WHAT YOU HAVE TO DO >> Exactly repeat the material, dropping only the pictures.

::: SOURCE DATA :::

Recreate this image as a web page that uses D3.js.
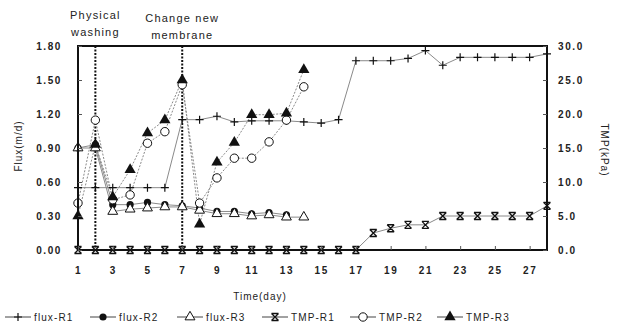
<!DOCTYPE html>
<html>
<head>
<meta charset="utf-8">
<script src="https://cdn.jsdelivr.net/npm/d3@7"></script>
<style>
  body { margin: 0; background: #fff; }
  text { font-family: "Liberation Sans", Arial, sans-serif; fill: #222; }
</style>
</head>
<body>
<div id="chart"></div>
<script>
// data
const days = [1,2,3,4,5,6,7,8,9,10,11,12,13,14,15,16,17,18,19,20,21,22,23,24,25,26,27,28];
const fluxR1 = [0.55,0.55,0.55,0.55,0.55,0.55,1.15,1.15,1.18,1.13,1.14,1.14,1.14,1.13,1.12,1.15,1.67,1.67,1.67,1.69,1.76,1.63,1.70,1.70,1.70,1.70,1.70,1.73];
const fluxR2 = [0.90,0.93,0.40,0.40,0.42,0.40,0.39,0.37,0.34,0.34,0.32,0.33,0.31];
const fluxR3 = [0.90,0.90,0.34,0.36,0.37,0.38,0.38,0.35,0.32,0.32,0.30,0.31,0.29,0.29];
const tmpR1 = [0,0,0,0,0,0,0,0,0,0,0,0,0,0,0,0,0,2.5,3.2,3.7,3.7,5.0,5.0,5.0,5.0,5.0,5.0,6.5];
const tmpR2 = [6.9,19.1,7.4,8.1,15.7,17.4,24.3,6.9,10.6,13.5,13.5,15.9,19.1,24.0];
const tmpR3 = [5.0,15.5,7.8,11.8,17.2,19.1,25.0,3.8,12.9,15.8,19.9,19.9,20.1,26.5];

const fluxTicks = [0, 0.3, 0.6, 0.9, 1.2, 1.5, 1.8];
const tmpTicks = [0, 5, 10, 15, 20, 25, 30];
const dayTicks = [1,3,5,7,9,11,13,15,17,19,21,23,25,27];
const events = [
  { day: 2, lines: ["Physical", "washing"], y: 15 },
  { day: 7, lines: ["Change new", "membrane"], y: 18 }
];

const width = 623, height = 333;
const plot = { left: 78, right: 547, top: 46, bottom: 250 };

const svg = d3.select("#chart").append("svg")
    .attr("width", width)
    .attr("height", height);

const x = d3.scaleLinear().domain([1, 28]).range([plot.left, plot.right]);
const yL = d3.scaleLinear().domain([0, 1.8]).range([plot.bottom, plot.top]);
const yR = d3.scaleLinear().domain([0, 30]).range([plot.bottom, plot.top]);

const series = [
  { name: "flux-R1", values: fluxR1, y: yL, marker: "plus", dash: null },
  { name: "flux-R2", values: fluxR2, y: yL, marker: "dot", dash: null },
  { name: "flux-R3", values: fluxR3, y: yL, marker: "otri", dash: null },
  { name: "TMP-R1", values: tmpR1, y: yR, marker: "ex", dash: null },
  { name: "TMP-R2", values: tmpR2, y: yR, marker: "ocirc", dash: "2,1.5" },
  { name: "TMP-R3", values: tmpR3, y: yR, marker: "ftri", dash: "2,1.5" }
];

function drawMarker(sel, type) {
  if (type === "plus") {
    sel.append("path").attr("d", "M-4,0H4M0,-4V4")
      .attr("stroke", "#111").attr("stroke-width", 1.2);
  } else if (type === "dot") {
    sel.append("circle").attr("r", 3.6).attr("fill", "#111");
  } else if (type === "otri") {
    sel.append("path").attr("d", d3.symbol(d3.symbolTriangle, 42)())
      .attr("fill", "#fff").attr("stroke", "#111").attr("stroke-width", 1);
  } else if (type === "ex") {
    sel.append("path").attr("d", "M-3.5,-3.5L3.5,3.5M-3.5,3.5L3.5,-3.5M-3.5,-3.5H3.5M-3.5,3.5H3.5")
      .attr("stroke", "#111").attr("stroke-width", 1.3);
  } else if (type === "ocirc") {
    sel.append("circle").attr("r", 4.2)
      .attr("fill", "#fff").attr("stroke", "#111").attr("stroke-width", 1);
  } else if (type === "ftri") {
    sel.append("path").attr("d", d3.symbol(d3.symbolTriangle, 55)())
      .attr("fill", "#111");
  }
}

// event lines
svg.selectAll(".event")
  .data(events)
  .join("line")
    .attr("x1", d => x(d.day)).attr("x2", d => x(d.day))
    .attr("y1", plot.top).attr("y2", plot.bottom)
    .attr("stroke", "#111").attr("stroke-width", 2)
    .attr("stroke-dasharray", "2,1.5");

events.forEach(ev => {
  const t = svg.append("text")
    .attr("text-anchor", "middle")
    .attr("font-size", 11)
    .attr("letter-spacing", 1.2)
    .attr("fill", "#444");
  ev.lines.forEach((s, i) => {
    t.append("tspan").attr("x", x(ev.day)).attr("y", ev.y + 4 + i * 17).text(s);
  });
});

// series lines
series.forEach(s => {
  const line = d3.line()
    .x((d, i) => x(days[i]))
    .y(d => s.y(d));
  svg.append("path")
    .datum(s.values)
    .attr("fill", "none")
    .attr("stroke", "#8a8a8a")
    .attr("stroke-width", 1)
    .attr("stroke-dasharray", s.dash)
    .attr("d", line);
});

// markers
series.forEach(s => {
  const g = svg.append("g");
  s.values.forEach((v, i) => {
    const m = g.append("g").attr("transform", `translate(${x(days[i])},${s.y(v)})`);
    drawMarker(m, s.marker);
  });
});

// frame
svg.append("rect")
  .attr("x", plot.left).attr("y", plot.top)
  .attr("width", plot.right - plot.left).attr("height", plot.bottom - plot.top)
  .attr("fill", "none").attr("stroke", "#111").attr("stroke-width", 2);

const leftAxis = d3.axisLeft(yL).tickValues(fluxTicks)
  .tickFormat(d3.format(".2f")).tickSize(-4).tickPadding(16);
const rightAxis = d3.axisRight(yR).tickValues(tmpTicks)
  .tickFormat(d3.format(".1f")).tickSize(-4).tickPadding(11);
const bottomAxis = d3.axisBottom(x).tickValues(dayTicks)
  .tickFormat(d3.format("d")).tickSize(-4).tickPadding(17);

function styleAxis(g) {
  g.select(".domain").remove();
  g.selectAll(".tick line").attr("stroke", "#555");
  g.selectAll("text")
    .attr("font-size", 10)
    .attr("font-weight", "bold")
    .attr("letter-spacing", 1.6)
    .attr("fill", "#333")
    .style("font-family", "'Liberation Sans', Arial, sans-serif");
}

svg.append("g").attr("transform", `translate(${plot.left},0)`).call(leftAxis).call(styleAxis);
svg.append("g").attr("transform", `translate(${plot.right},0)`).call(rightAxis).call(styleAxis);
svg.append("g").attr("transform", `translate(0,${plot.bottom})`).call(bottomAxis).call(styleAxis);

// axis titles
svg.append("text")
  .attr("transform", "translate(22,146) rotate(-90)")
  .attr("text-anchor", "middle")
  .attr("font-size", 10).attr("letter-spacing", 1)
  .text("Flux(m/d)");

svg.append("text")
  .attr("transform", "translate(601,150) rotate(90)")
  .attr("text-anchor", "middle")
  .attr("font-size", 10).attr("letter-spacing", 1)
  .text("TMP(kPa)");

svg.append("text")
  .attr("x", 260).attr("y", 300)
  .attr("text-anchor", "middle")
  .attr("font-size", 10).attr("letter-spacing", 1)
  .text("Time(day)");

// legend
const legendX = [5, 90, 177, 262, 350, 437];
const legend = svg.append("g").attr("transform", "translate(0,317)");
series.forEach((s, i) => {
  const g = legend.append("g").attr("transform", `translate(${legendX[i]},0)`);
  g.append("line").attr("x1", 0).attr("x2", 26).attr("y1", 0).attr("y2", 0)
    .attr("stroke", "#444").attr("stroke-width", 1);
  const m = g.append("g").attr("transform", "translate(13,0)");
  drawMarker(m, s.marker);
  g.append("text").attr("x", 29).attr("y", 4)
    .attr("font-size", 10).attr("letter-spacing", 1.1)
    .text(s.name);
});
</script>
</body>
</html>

:::

FINAL RESULT >>
Recreate this image as a web page that uses D3.js.
<!DOCTYPE html>
<html>
<head>
<meta charset="utf-8">
<script src="https://cdn.jsdelivr.net/npm/d3@7"></script>
<style>
  body { margin: 0; background: #fff; }
  text { font-family: "Liberation Sans", Arial, sans-serif; fill: #222; }
</style>
</head>
<body>
<div id="chart"></div>
<script>
// data
const days = [1,2,3,4,5,6,7,8,9,10,11,12,13,14,15,16,17,18,19,20,21,22,23,24,25,26,27,28];
const fluxR1 = [0.55,0.55,0.55,0.55,0.55,0.55,1.15,1.15,1.18,1.13,1.14,1.14,1.14,1.13,1.12,1.15,1.67,1.67,1.67,1.69,1.76,1.63,1.70,1.70,1.70,1.70,1.70,1.73];
const fluxR2 = [0.90,0.93,0.40,0.40,0.42,0.40,0.39,0.37,0.34,0.34,0.32,0.33,0.31];
const fluxR3 = [0.90,0.90,0.34,0.36,0.37,0.38,0.38,0.35,0.32,0.32,0.30,0.31,0.29,0.29];
const tmpR1 = [0,0,0,0,0,0,0,0,0,0,0,0,0,0,0,0,0,2.5,3.2,3.7,3.7,5.0,5.0,5.0,5.0,5.0,5.0,6.5];
const tmpR2 = [6.9,19.1,7.4,8.1,15.7,17.4,24.3,6.9,10.6,13.5,13.5,15.9,19.1,24.0];
const tmpR3 = [5.0,15.5,7.8,11.8,17.2,19.1,25.0,3.8,12.9,15.8,19.9,19.9,20.1,26.5];

const fluxTicks = [0, 0.3, 0.6, 0.9, 1.2, 1.5, 1.8];
const tmpTicks = [0, 5, 10, 15, 20, 25, 30];
const dayTicks = [1,3,5,7,9,11,13,15,17,19,21,23,25,27];
const events = [
  { day: 2, lines: ["Physical", "washing"], y: 15 },
  { day: 7, lines: ["Change new", "membrane"], y: 18 }
];

const width = 623, height = 333;
const plot = { left: 78, right: 547, top: 46, bottom: 250 };

const svg = d3.select("#chart").append("svg")
    .attr("width", width)
    .attr("height", height);

const x = d3.scaleLinear().domain([1, 28]).range([plot.left, plot.right]);
const yL = d3.scaleLinear().domain([0, 1.8]).range([plot.bottom, plot.top]);
const yR = d3.scaleLinear().domain([0, 30]).range([plot.bottom, plot.top]);

const series = [
  { name: "flux-R1", values: fluxR1, y: yL, marker: "plus", dash: null },
  { name: "flux-R2", values: fluxR2, y: yL, marker: "dot", dash: null },
  { name: "flux-R3", values: fluxR3, y: yL, marker: "otri", dash: null },
  { name: "TMP-R1", values: tmpR1, y: yR, marker: "ex", dash: null },
  { name: "TMP-R2", values: tmpR2, y: yR, marker: "ocirc", dash: "2,1.5" },
  { name: "TMP-R3", values: tmpR3, y: yR, marker: "ftri", dash: "2,1.5" }
];

function drawMarker(sel, type) {
  if (type === "plus") {
    sel.append("path").attr("d", "M-4,0H4M0,-4V4")
      .attr("stroke", "#111").attr("stroke-width", 1.2);
  } else if (type === "dot") {
    sel.append("circle").attr("r", 3.6).attr("fill", "#111");
  } else if (type === "otri") {
    sel.append("path").attr("d", d3.symbol(d3.symbolTriangle, 42)())
      .attr("fill", "#fff").attr("stroke", "#111").attr("stroke-width", 1);
  } else if (type === "ex") {
    sel.append("path").attr("d", "M-3.5,-3.5L3.5,3.5M-3.5,3.5L3.5,-3.5M-3.5,-3.5H3.5M-3.5,3.5H3.5")
      .attr("stroke", "#111").attr("stroke-width", 1.3);
  } else if (type === "ocirc") {
    sel.append("circle").attr("r", 4.2)
      .attr("fill", "#fff").attr("stroke", "#111").attr("stroke-width", 1);
  } else if (type === "ftri") {
    sel.append("path").attr("d", d3.symbol(d3.symbolTriangle, 55)())
      .attr("fill", "#111");
  }
}

// event lines
svg.selectAll(".event")
  .data(events)
  .join("line")
    .attr("x1", d => x(d.day)).attr("x2", d => x(d.day))
    .attr("y1", plot.top).attr("y2", plot.bottom)
    .attr("stroke", "#111").attr("stroke-width", 2)
    .attr("stroke-dasharray", "2,1.5");

events.forEach(ev => {
  const t = svg.append("text")
    .attr("text-anchor", "middle")
    .attr("font-size", 11)
    .attr("letter-spacing", 1.2)
    .attr("fill", "#444");
  ev.lines.forEach((s, i) => {
    t.append("tspan").attr("x", x(ev.day)).attr("y", ev.y + 4 + i * 17).text(s);
  });
});

// series lines
series.forEach(s => {
  const line = d3.line()
    .x((d, i) => x(days[i]))
    .y(d => s.y(d));
  svg.append("path")
    .datum(s.values)
    .attr("fill", "none")
    .attr("stroke", "#8a8a8a")
    .attr("stroke-width", 1)
    .attr("stroke-dasharray", s.dash)
    .attr("d", line);
});

// markers
series.forEach(s => {
  const g = svg.append("g");
  s.values.forEach((v, i) => {
    const m = g.append("g").attr("transform", `translate(${x(days[i])},${s.y(v)})`);
    drawMarker(m, s.marker);
  });
});

// frame
svg.append("rect")
  .attr("x", plot.left).attr("y", plot.top)
  .attr("width", plot.right - plot.left).attr("height", plot.bottom - plot.top)
  .attr("fill", "none").attr("stroke", "#111").attr("stroke-width", 2);

const leftAxis = d3.axisLeft(yL).tickValues(fluxTicks)
  .tickFormat(d3.format(".2f")).tickSize(-4).tickPadding(16);
const rightAxis = d3.axisRight(yR).tickValues(tmpTicks)
  .tickFormat(d3.format(".1f")).tickSize(-4).tickPadding(11);
const bottomAxis = d3.axisBottom(x).tickValues(dayTicks)
  .tickFormat(d3.format("d")).tickSize(-4).tickPadding(17);

function styleAxis(g) {
  g.select(".domain").remove();
  g.selectAll(".tick line").attr("stroke", "#555");
  g.selectAll("text")
    .attr("font-size", 10)
    .attr("font-weight", "bold")
    .attr("letter-spacing", 1.6)
    .attr("fill", "#333")
    .style("font-family", "'Liberation Sans', Arial, sans-serif");
}

svg.append("g").attr("transform", `translate(${plot.left},0)`).call(leftAxis).call(styleAxis);
svg.append("g").attr("transform", `translate(${plot.right},0)`).call(rightAxis).call(styleAxis);
svg.append("g").attr("transform", `translate(0,${plot.bottom})`).call(bottomAxis).call(styleAxis);

// axis titles
svg.append("text")
  .attr("transform", "translate(22,146) rotate(-90)")
  .attr("text-anchor", "middle")
  .attr("font-size", 10).attr("letter-spacing", 1)
  .text("Flux(m/d)");

svg.append("text")
  .attr("transform", "translate(601,150) rotate(90)")
  .attr("text-anchor", "middle")
  .attr("font-size", 10).attr("letter-spacing", 1)
  .text("TMP(kPa)");

svg.append("text")
  .attr("x", 260).attr("y", 300)
  .attr("text-anchor", "middle")
  .attr("font-size", 10).attr("letter-spacing", 1)
  .text("Time(day)");

// legend
const legendX = [5, 90, 177, 262, 350, 437];
const legend = svg.append("g").attr("transform", "translate(0,317)");
series.forEach((s, i) => {
  const g = legend.append("g").attr("transform", `translate(${legendX[i]},0)`);
  g.append("line").attr("x1", 0).attr("x2", 26).attr("y1", 0).attr("y2", 0)
    .attr("stroke", "#444").attr("stroke-width", 1);
  const m = g.append("g").attr("transform", "translate(13,0)");
  drawMarker(m, s.marker);
  g.append("text").attr("x", 29).attr("y", 4)
    .attr("font-size", 10).attr("letter-spacing", 1.1)
    .text(s.name);
});
</script>
</body>
</html>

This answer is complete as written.